46. Section 34 of the College Statute provides that the Council must approve conditions of employment, including the determination and review of salaries of lecturers and support staff and all other forms of remuneration in accordance with the rules.

47. In this matter the Council took all decisions that it is empowered to take in regulating the terms and conditions of employees of the College and offered contracts to the Applicants in the manner it was decided, and salaries reviewed in terms of the statute. The offer of new contracts with different terms and conditions was made and was accepted by the Applicants. The terms and conditions were not altered during the life of the contract but came at the initiation stage, the nature of the contract being project-based as per Report 191.

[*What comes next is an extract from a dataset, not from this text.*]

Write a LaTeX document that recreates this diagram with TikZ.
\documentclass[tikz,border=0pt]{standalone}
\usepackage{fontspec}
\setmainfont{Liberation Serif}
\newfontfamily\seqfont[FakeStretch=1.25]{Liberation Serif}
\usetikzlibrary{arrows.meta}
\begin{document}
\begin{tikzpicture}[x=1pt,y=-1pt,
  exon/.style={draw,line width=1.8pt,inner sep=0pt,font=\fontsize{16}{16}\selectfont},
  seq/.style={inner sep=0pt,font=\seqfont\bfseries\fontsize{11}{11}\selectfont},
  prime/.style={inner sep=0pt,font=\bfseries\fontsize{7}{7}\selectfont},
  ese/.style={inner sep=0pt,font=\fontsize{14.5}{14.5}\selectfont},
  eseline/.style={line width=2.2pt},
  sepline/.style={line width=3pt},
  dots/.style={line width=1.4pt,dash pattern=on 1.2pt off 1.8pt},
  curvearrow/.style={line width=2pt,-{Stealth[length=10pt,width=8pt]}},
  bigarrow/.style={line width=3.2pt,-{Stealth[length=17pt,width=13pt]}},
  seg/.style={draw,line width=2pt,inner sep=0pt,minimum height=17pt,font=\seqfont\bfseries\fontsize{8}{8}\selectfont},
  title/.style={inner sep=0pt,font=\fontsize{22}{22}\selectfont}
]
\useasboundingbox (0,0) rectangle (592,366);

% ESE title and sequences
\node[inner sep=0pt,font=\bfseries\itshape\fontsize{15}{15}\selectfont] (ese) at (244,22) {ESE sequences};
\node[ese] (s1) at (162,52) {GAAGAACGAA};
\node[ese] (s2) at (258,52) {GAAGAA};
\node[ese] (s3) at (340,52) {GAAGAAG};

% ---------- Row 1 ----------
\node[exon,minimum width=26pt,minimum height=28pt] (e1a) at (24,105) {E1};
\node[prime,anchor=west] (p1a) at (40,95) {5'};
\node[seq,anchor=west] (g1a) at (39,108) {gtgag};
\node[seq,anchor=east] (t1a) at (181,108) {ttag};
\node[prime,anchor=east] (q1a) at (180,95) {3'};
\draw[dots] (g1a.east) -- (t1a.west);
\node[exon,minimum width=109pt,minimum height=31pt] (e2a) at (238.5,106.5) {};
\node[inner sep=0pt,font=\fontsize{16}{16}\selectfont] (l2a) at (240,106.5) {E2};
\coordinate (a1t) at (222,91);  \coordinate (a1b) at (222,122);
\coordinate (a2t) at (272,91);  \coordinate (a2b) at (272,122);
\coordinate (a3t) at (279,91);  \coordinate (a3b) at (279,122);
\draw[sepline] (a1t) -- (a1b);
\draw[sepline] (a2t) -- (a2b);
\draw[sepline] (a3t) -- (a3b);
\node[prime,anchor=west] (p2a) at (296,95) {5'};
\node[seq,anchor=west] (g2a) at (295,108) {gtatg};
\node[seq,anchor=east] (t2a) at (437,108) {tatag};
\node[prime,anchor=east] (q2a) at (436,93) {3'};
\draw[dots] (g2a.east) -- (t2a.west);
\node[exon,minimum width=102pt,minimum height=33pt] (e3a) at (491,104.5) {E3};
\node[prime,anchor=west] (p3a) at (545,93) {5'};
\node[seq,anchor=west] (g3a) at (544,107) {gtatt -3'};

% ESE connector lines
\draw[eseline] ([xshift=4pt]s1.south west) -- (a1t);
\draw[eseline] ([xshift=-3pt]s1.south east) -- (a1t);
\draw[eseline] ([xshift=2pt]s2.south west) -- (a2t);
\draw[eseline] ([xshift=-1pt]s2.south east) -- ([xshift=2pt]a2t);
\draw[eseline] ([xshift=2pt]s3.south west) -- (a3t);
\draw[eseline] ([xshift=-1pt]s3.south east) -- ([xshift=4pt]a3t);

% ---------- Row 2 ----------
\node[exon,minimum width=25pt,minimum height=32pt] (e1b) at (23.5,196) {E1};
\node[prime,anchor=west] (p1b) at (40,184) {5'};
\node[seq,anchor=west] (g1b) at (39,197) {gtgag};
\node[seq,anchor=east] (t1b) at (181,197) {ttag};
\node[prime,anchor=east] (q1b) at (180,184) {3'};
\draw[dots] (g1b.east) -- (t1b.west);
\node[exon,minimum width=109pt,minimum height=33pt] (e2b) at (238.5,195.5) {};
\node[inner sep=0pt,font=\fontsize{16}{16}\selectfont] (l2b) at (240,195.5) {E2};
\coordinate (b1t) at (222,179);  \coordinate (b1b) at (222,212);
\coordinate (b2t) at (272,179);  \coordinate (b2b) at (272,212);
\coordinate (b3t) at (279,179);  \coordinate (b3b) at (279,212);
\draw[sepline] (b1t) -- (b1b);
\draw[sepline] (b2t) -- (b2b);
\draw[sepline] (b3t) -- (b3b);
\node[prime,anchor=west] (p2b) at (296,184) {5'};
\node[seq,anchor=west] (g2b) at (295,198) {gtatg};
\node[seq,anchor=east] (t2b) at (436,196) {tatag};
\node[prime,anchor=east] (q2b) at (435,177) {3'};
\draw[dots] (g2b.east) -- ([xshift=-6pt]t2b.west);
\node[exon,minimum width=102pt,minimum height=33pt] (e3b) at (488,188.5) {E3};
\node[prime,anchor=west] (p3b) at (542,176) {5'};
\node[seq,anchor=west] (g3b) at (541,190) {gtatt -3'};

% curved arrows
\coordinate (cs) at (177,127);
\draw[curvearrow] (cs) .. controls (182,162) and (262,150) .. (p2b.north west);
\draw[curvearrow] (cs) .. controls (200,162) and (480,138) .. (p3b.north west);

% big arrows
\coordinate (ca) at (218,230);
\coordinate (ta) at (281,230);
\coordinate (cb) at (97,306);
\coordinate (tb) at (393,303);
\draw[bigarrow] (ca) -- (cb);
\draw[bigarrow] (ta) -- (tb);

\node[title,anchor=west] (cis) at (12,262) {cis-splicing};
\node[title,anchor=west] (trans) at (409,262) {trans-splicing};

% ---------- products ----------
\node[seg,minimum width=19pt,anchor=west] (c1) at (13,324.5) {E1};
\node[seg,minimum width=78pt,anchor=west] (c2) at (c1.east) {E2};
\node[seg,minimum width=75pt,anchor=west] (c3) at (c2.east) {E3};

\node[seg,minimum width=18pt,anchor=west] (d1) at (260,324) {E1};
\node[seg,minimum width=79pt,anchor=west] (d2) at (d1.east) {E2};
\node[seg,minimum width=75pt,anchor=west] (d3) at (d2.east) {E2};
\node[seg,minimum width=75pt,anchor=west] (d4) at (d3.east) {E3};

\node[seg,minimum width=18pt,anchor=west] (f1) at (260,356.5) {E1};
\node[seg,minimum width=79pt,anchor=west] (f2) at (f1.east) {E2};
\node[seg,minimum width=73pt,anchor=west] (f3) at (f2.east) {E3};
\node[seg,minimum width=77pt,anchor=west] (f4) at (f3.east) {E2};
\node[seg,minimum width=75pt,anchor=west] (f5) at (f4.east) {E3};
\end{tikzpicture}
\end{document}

48. Demotion means a reduction or diminution of dignity, importance, responsibility, power or status even if salary and attendant benefits and rank are retained. In this matter the Applicants entered into new contracts of employment on different circumstances for the Respondent that of changing the system of allocating work by giving a full quota for permanent staff. Excess work was then distributed to contract employees to avoid unemployment for the Applicants.

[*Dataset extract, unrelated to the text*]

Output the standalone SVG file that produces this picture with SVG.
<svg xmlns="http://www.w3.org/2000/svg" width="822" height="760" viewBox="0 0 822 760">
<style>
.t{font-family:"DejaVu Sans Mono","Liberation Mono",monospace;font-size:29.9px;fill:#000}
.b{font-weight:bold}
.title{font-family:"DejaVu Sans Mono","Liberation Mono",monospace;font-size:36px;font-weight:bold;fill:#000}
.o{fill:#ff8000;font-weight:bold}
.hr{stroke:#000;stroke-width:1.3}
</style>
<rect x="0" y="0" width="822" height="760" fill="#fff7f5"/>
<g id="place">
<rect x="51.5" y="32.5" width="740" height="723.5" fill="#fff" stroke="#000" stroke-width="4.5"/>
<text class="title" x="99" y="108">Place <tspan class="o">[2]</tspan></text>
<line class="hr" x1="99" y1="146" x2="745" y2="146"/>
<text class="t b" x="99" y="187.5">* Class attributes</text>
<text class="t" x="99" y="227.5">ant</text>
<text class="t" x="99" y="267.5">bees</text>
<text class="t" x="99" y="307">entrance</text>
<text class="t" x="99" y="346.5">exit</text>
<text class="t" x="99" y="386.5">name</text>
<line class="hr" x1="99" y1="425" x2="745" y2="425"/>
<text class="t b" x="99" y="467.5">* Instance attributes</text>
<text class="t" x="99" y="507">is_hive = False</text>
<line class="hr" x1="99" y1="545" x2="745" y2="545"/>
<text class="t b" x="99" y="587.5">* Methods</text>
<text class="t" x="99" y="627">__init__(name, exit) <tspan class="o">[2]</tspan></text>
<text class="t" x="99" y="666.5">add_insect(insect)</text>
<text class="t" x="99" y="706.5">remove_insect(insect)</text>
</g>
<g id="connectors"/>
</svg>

49. Such conduct does not constitute demotion as the Applicants in January were not occupying positions until they entered into new contracts of employment. I therefore find that the Applicant failed to discharge the onus to prove that the conduct of the Respondent amounted to a demotion.

50. In the circumstances, I make the following award:

AWARD

51. The conduct of the Respondent, East Cape Midlands College, in offering less favourable terms and conditions of employment, does not constitute a demotion.

52. The Applicants, Ms Abigail Sangotsha, Ms Nomhle Masebeni, Ms Thabisa Ntantala, Mr Desmond Smith, Zolani Ngqaqa and Mncedisi Bob are not entitled to any relief.